▼

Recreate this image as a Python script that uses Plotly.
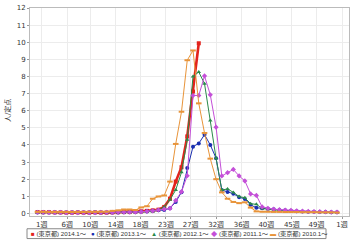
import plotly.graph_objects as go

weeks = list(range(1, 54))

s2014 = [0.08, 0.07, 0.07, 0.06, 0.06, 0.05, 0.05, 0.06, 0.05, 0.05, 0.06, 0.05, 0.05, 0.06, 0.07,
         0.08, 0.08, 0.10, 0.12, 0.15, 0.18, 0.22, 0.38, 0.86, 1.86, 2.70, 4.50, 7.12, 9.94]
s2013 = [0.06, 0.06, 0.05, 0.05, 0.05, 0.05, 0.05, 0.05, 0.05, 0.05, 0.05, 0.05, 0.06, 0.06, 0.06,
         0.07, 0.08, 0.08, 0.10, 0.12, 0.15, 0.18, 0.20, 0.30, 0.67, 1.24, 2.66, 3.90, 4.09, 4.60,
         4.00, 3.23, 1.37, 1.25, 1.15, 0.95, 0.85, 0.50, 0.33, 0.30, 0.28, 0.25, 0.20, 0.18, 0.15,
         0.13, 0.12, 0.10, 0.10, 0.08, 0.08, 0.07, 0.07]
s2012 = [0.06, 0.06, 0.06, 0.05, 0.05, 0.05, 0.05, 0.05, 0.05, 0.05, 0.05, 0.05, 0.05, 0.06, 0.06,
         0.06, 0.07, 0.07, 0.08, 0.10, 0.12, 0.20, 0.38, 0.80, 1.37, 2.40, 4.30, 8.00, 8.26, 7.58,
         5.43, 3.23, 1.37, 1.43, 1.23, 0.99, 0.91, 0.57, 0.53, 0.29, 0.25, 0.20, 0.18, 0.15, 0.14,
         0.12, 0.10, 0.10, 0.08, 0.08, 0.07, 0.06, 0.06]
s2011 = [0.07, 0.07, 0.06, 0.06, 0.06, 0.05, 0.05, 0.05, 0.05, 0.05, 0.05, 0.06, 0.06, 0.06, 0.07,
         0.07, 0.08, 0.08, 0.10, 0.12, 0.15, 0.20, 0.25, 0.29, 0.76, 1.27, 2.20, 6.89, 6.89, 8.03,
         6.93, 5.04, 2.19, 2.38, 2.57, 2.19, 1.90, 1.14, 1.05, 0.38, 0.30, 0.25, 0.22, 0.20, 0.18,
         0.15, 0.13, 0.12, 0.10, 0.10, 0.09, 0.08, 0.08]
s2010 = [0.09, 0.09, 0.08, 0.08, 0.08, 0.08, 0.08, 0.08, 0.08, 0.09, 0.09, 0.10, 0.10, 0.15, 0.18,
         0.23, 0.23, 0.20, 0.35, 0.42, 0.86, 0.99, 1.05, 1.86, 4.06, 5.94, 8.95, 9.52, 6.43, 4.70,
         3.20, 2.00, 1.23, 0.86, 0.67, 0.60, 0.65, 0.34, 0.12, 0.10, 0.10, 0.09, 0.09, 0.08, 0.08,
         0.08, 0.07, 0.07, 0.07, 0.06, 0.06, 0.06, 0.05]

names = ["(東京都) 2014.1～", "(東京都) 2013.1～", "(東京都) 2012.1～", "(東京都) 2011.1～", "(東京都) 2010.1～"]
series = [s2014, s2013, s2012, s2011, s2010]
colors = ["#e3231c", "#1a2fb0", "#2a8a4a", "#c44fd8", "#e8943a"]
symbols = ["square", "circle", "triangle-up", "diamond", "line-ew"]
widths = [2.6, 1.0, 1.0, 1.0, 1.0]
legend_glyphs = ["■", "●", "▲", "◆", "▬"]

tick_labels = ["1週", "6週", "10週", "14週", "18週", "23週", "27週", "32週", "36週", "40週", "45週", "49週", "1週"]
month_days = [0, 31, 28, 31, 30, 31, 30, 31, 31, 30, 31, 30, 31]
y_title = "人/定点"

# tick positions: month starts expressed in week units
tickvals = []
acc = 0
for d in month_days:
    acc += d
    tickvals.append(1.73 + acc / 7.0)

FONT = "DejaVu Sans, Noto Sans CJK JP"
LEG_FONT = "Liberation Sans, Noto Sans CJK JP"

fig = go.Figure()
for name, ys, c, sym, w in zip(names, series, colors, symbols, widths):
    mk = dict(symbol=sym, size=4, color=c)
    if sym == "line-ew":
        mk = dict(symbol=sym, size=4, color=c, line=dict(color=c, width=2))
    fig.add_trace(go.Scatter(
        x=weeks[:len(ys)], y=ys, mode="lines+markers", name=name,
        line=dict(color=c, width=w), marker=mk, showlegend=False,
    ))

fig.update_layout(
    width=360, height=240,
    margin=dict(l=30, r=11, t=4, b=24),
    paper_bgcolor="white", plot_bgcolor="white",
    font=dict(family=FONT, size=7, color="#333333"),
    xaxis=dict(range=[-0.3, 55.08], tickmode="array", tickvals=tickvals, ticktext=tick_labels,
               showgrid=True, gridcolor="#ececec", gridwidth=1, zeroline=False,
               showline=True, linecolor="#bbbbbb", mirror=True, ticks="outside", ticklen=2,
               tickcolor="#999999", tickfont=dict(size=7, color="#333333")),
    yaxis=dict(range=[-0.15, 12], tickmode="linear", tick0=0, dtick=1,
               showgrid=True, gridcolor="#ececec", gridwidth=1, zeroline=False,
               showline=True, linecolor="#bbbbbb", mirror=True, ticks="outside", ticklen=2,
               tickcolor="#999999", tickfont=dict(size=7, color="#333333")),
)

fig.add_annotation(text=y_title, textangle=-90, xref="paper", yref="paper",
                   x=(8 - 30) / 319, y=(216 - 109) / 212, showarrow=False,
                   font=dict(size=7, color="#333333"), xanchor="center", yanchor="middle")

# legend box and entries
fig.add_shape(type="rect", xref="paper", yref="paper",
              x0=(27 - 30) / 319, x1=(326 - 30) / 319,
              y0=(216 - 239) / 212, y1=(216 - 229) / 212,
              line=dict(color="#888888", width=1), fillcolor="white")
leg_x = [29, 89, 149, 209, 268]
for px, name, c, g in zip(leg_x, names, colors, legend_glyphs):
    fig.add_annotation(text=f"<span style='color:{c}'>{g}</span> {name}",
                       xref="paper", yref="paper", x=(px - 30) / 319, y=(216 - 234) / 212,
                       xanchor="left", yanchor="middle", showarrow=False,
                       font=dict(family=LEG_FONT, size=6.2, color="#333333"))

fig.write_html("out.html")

▲

[EXERCISE DESCRIPTION] Return only the lines running from the top of the data to the line that holds "weeks = list(range(1, 54))". Include both of those lines, but skip the pictures.

[SOLUTION]
Recreate this image as a Python script that uses Plotly.
import plotly.graph_objects as go

weeks = list(range(1, 54))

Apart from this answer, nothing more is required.